Friday, November 2, 2012

49th Parallel

Michael Powell's 49th Parallel isn't a war film in the conventional sense. Yes, the Nazis are the villains in this (not to mention the main characters) but Powell isn't interested with the battlefield. He's more interested with the home front.

The film's set in a country that had little involvement in World War II: Canada. (Okay, that's a lie. They had some significant involvement in the war.) There are a few stereotypes among the portrayals of Canadians but apart from that, Powell provides an honest portrait of the country.

The names involved with 49th Parallel include Laurence Olivier, Anton Walbrook and Leslie Howard. Yet they are not the stars of the film. (They are merely supporting players, despite the fact Howard and Olivier got top billing.) The star, however, is Eric Portman, who plays the leader of the Nazi troupe. He gets so wrapped up in his faith for his country, it practically poisons his mind.

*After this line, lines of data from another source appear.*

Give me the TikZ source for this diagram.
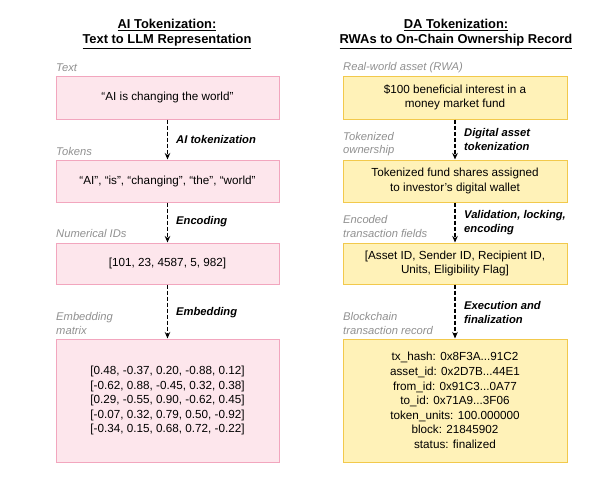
\documentclass[tikz,border=0pt]{standalone}
\usepackage{fontspec}
\setmainfont{Liberation Sans}
\usetikzlibrary{arrows.meta}
\definecolor{pinkfill}{HTML}{FDE6EC}
\definecolor{pinkdraw}{HTML}{F2A6BE}
\definecolor{yelfill}{HTML}{FFF2B8}
\definecolor{yeldraw}{HTML}{F2C94C}
\definecolor{labgray}{HTML}{909090}
\tikzset{
  pbox/.style={draw=pinkdraw, fill=pinkfill, line width=1pt, minimum width=223pt, align=center, inner sep=0pt, font=\fontsize{11.7}{14.2}\selectfont},
  ybox/.style={draw=yeldraw, fill=yelfill, line width=1pt, minimum width=224pt, align=center, inner sep=0pt, font=\fontsize{11.7}{14.2}\selectfont},
  ttl/.style={font=\bfseries\fontsize{12.9}{14.8}\selectfont, align=center},
  lab/.style={text=labgray, font=\itshape\fontsize{11.2}{13.7}\selectfont, align=left, anchor=west, inner sep=0pt},
  alab/.style={font=\bfseries\itshape\fontsize{11.2}{13.4}\selectfont, align=left, anchor=west, inner sep=0pt},
  flow/.style={line width=1.2pt, -{Stealth[length=6.5pt,width=5.5pt]}, dash pattern=on 4pt off 2pt}
}
\begin{document}
\begin{tikzpicture}[x=1pt,y=-1pt]
\useasboundingbox (0,0) rectangle (600,477);
% titles
\node[ttl] (t1) at (167,34) {\underline{AI Tokenization:}\\\underline{Text to LLM Representation}};
\node[ttl] (t2) at (456,34) {\underline{DA Tokenization:}\\\underline{RWAs to On-Chain Ownership Record}};
% left boxes
\node[pbox, minimum height=43pt] (l1) at (167.5,97.5) {“AI is changing the world”};
\node[pbox, minimum height=42pt] (l2) at (167.5,181) {“AI”, “is”, “changing”, “the”, “world”};
\node[pbox, minimum height=41pt] (l3) at (167.5,263.5) {{[}101, 23, 4587, 5, 982{]}};
\node[pbox, minimum height=123pt, font=\fontsize{11.7}{14.5}\selectfont] (l4) at (167.5,400.5) {{[}0.48, -0.37, 0.20, -0.88, 0.12{]}\\{[}-0.62, 0.88, -0.45, 0.32, 0.38{]}\\{[}0.29, -0.55, 0.90, -0.62, 0.45{]}\\{[}-0.07, 0.32, 0.79, 0.50, -0.92{]}\\{[}-0.34, 0.15, 0.68, 0.72, -0.22{]}};
% left labels
\node[lab] (ll1) at (56,68) {Text};
\node[lab] (ll2) at (56,151) {Tokens};
\node[lab] (ll3) at (56,233) {Numerical IDs};
\node[lab] (ll4) at (56,323.5) {Embedding\\matrix};
% left arrows
\draw[flow] (l1.south) -- (l2.north);
\draw[flow] (l2.south) -- (l3.north);
\draw[flow] (l3.south) -- (l4.north);
\node[alab] (al1) at (176,139) {AI tokenization};
\node[alab] (al2) at (176,222) {Encoding};
\node[alab] (al3) at (176,313) {Embedding};
% right boxes
\node[ybox, minimum height=43pt] (r1) at (455,97.5) {\$100 beneficial interest in a\\money market fund};
\node[ybox, minimum height=42pt] (r2) at (455,181) {Tokenized fund shares assigned\\to investor’s digital wallet};
\node[ybox, minimum height=41pt] (r3) at (455,263.5) {{[}Asset ID, Sender ID, Recipient ID,\\Units, Eligibility Flag{]}};
\node[ybox, minimum height=123pt, font=\fontsize{11.7}{14.6}\selectfont] (r4) at (455,400.5) {tx\_hash: 0x8F3A...91C2\\asset\_id: 0x2D7B...44E1\\from\_id: 0x91C3...0A77\\to\_id: 0x71A9...3F06\\token\_units: 100.000000\\block: 21845902\\status: finalized};
% right labels
\node[lab] (rl1) at (343,68) {Real-world asset (RWA)};
\node[lab] (rl2) at (343,144) {Tokenized\\ownership};
\node[lab] (rl3) at (343,226.5) {Encoded\\transaction fields};
\node[lab] (rl4) at (343,323.5) {Blockchain\\transaction record};
% right arrows
\draw[flow] (r1.south) -- (r2.north);
\draw[flow] (r2.south) -- (r3.north);
\draw[flow] (r3.south) -- (r4.north);
\node[alab] (ar1) at (464,139.5) {Digital asset\\tokenization};
\node[alab] (ar2) at (464,222.5) {Validation, locking,\\encoding};
\node[alab] (ar3) at (464,312.5) {Execution and\\finalization};
\end{tikzpicture}
\end{document}
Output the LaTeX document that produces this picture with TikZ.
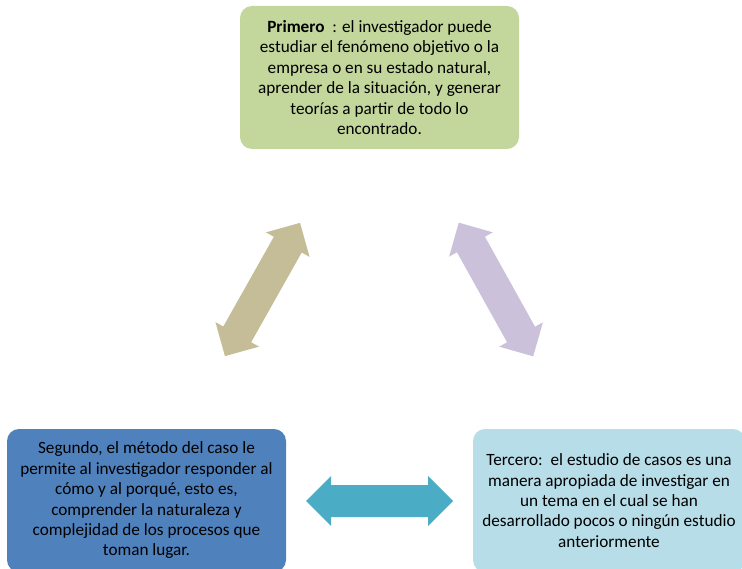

Another noted aspect of 49th Parallel is the lovely cinematography by Freddie Young. Capturing the vast Canadian land, Young has an eye for nature's true beauty amid the ruggedness of it all. (Then again, this is the man who would later shoot Lawrence of Arabia.)

49th Parallel isn't as great as Black Narcissus or The Reds Shoes or Peeping Tom, but it is an interesting film to watch. Powell captures the determination found in every human, something that will not be easily destroyed in any situation. (Haven't we all gone through a time like that?)